Sweeney springt geschickt mitten in den Kulturkampf hinein
Sweeney springt also geschickt mitten in den Kulturkampf hinein, ohne diesen explizit mit Worten zu führen. Sie weiß, dass sie ihn durch ihr bloßes Äußeres anfachen kann. Sie steht für all das, was dem woken Zeitgeist widerspricht, provoziert mit ihrer betont femininen, weißen Ästhetik die Linken, die sie als Backlash empfinden, als Sinnbild der stereotypen Sexualisierung von Frauen, von der man sich doch längst wegwähnte. Konservative hingegen feiern sie als Symbol einer Zeit vor der „Wokeness“.
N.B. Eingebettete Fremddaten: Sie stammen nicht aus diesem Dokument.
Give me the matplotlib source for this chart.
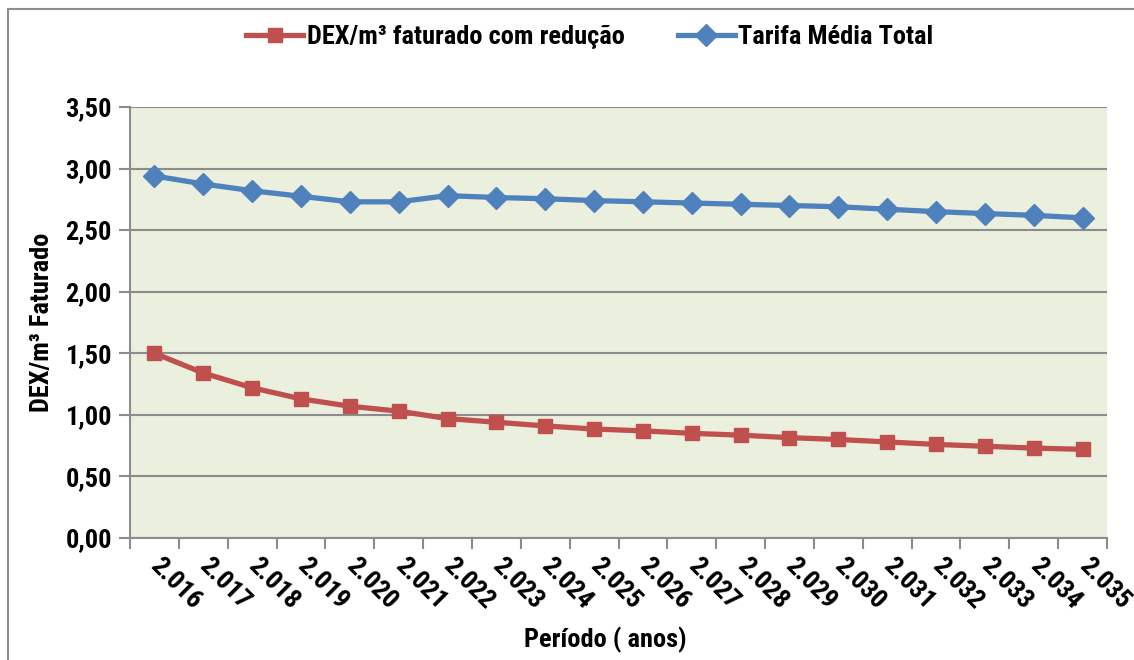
import matplotlib
matplotlib.use('Agg')
import matplotlib.pyplot as plt
from matplotlib.patches import Rectangle
import numpy as np

plt.rcParams['font.family'] = ['Roboto Condensed', 'DejaVu Sans']
plt.rcParams['font.weight'] = 'bold'

anos = ['2.016', '2.017', '2.018', '2.019', '2.020', '2.021', '2.022', '2.023', '2.024', '2.025',
        '2.026', '2.027', '2.028', '2.029', '2.030', '2.031', '2.032', '2.033', '2.034', '2.035']
dex_reducao = [1.50, 1.34, 1.22, 1.13, 1.07, 1.03, 0.97, 0.94, 0.91, 0.885,
               0.87, 0.85, 0.835, 0.815, 0.80, 0.78, 0.76, 0.745, 0.73, 0.72]
tarifa_media = [2.94, 2.875, 2.82, 2.775, 2.73, 2.73, 2.78, 2.765, 2.755, 2.74,
                2.73, 2.72, 2.71, 2.70, 2.69, 2.67, 2.65, 2.635, 2.62, 2.60]
yticks = [0.0, 0.5, 1.0, 1.5, 2.0, 2.5, 3.0, 3.5]

red = '#C0504D'
blue = '#4F81BD'
grid_c = '#8C8C8C'
fs = 19

W, H = 1134, 660
fig = plt.figure(figsize=(W/100, H/100), dpi=100)
ax = fig.add_axes([130/W, 1-538/H, (1107-130)/W, (538-107)/H])
ax.set_facecolor('#EBEFDD')

# borda do grafico
fig.patches.append(Rectangle((8/W, -0.1), 1.2, 1.1 - 9/H, transform=fig.transFigure,
                             fill=False, edgecolor='#8C8C8C', linewidth=1.5))

x = np.arange(len(anos))
ax.plot(x, dex_reducao, color=red, lw=3.8, marker='s', ms=10.5, mec=red,
        label='DEX/m³ faturado com redução')
ax.plot(x, tarifa_media, color=blue, lw=3.8, marker='D', ms=11, mec=blue,
        label='Tarifa Média Total')

ax.set_xlim(-0.5, len(anos)-0.5)
ax.set_ylim(0, 3.5)
ax.set_yticks(yticks)
ax.set_yticklabels([('%.2f' % v).replace('.', ',') for v in yticks], fontsize=fs, fontweight='bold')
ax.grid(axis='y', color=grid_c, lw=1.5)
ax.set_axisbelow(True)

ax.set_xticks(x)
ax.set_xticklabels(anos, rotation=-45, rotation_mode='anchor', ha='left', va='center',
                   fontsize=fs, fontweight='bold')
ax.tick_params(axis='x', which='major', length=0, pad=17)
ax.set_xticks(np.arange(-0.5, len(anos)), minor=True)
ax.tick_params(axis='x', which='minor', length=8, width=1.5, color=grid_c, direction='out')
ax.tick_params(axis='y', length=8, width=1.5, color=grid_c, direction='out', pad=5)

for s in ['top', 'right']:
    ax.spines[s].set_visible(False)
for s in ['left', 'bottom']:
    ax.spines[s].set_color(grid_c)
    ax.spines[s].set_linewidth(1.5)

ax.set_ylabel('DEX/m³ Faturado', fontsize=fs, fontweight='bold', labelpad=8)
fig.text(605/W, 1-640/H, 'Período ( anos)', fontsize=fs, fontweight='bold',
         ha='center', va='center')

fig.legend(loc='center', bbox_to_anchor=(590/W, 1-37/H), ncol=2, frameon=False,
           handlelength=2.15, columnspacing=2.0, handletextpad=0.15,
           prop={'weight': 'bold', 'size': fs})

fig.savefig('out.png', dpi=100, facecolor='white')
Das kann man auch an den Diskussionen um das besagte Nackt-Kleid ablesen. Auf Sweeneys Instagram-Account – sie lässt die Kommentarfunktion offen – heißt es zu einem Bild von ihrem Auftritt: „Frauen: Sexualisiert uns nicht!!!. Auch Frauen: *sexualisiert sich*“ oder „Es ist nichts Kraftvolles an Nacktheit“. Demgegenüber schreiben die Verteidiger Sweeneys: „Wäre dieses Kleid sexuell, wenn es eine unattraktive Frau trüge? Oder ist es nur sexuell, weil du sie attraktiv findest? Lass sie in Frieden heiß sein, sie sieht fantastisch aus.“
Auch bei der „Power of Women“-Gala von Variety sorgte das Kleid nicht für ungeteilte Begeisterung. Während Sweeney in Beverly Hills eine Rede über weibliche Stärke und Selbstbestimmung hielt, war nur ihr Outfit das Gesprächsthema – was ja wiederum auch vielsagend ist für den gesellschaftlichen Diskurs.